Chidamba usually sells surplus corn to raise money for her children’s school fees and other necessities, but this year’s harvest is not enough even to feed her own family.

At least 1.5 million Zimbabweans are in need of food aid, according to the United Nations World Food Programme and other aid agencies.

Once a major producer of corn, Zimbabwe has become a perennial importer of food following a slump in agricultural production blamed on President Robert Mugabe’s land reforms, which saw the seizure of land from white commercial farmers for redistribution to landless blacks.

This year, drought has played a major role in reducing harvests in many southern African countries, with Malawi, Zimbabwe, Namibia and Botswana among the worst-hit.

An estimated 27.4 million people out of the region’s combined population of 292 million — or nearly one in 10 people — will be depending on food handouts by the end of the year.

Desperate villagers 

World Food Programme spokesman David Orr told AFP Zimbabwe and Malawi were facing their “worst food security crisis” in a decade.

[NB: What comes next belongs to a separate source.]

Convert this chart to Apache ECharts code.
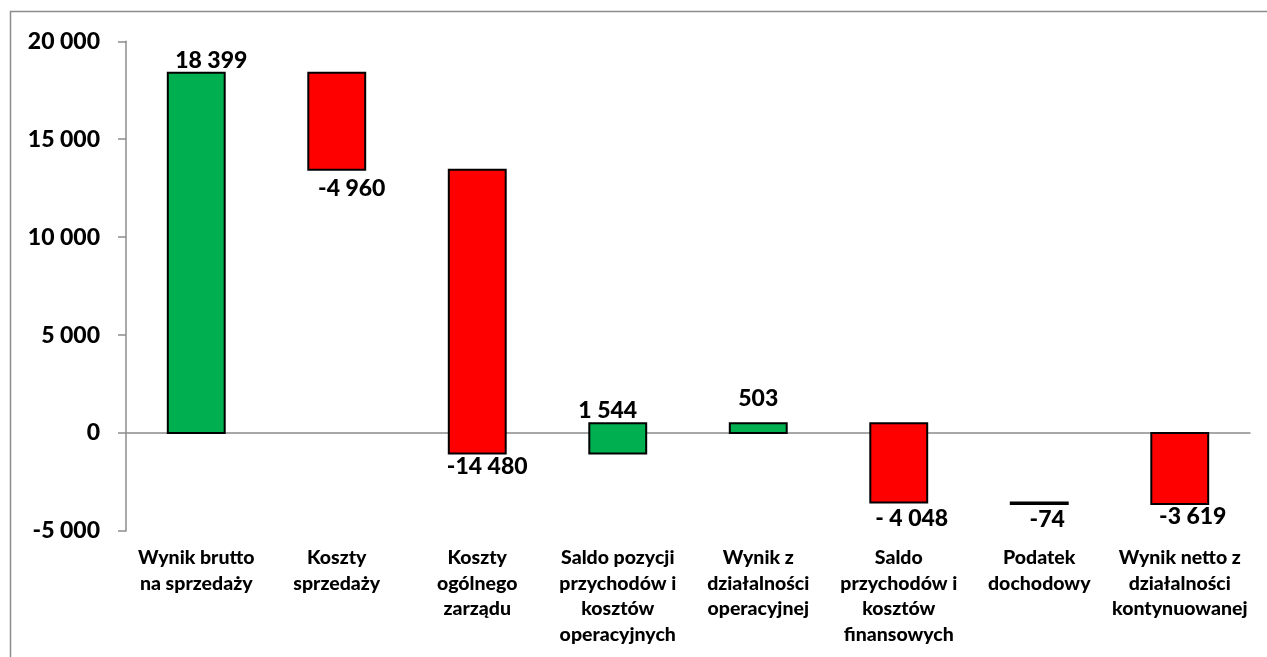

Mugabe says the low yields are due to erratic rains caused by climate change, along with a lack of fertilizer, seed and farming equipment for the beneficiaries of his land reforms, most of whom lacked the means to run farms.

To alleviate hunger this year, the government has relaxed import regulations to allow individuals and private companies to import grain to supplement local supplies.

So far imports consist of maize grain from Zambia and maize meal from South Africa, according to the agriculture ministry.

Vice President Emmerson Mnangagwa has appealed for cash from “development agencies and the private sector” to ensure that the vulnerable are not “exposed to hunger and starvation”.

However, the USAid-funded Famine Early Warning System Network has warned that “the lean season humanitarian assistance is expected to be lower than average due to a challenging funding situation”.

WFP said it will start distributing food at the end of September to recipients who will work on projects including building small dams, repairing roads and starting vegetable gardens.

“Because of the poor harvest this year, food security levels are deteriorating earlier during the lean season than usual,” said WFP information officer Tinashe Mubaira.

“Consumption coping strategies at the moment are reduction of portion sizes and eating fewer meals. Communities in districts bordering neighbouring countries are crossing over to Mozambique and Zambia for casual labour,” he said.

Zvidzai Nyakudirwa, a storekeeper in Chinamhora communal lands, said desperate villagers were bartering their livestock for maize, often getting a bad deal.

They were also selling their livestock “at very low prices”, he said.

“It’s tough for many families here,” said Nyakudirwa, noting that most of his customers were now travellers passing through, rather than the villagers themselves.

Among the worst affected areas are the southern province of Matabeleland North, Masvingo and Matabeleland South, according to government figures.

South Africa, the regional breadbasket, has also been hard hit by drought, recording a 31 percent decline in output this year.

The current maize harvest in South Africa is “the lowest yield since 2007,” the country’s agriculture department told AFP, adding that the country will have to import around 600,000 tonnes of maize to cover the deficit and meet its contractual export obligations.